In forming the next generations John married Janet Soderberg of Minneapolis; they have three children: John P., Nancy, and Beth. They have six grandchildren. Ted married Marilyn Krohn of West Hartford, Connecticut; they have two children: Peggy and Paul. Daniel married Joan Sorensen of Minneapolis; they have three children: Mark, James, and Susan. They have six grandchildren.  John and Ted are now fully retired; Daniel is partially retired. They and their wives all live in the Minneapolis area.
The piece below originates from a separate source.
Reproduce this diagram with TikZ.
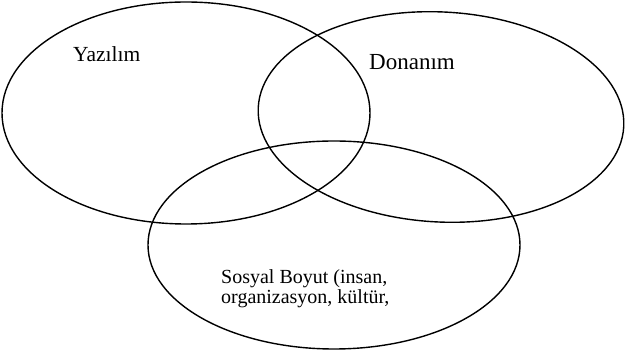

Three of the children (Nancy, Beth, and Peggy) live in the Minneapolis area, three children (John P., Mark, and Susan) live in the Chicago area, James lives in the Newark area, Paul lives in the Boston area.

 

Growing up in Lowry implies a busy lifestyle and this has continued even in retirement with involvement of the three Erickson brothers and their wives in different activities suiting their individual interests, including: participation in various volunteer organization and church activities; involvement in grandchildren activities and events; golfing; traveling,‑within and out of the U.S.; antiqueing; genealogical research and documentation; wintering in Florida; gardening and lawn care; recipe collecting and cooking; taking Swedish language classes; participation in Swedish Historical Society; reading books that didn’t get read during working years; and many other scheduled and nonscheduled activities that result in

the days being filled with interest.

 

The Lowry area and its people are the sources of good memories and it is

always a pleasure to return for periodic visits and scheduled events.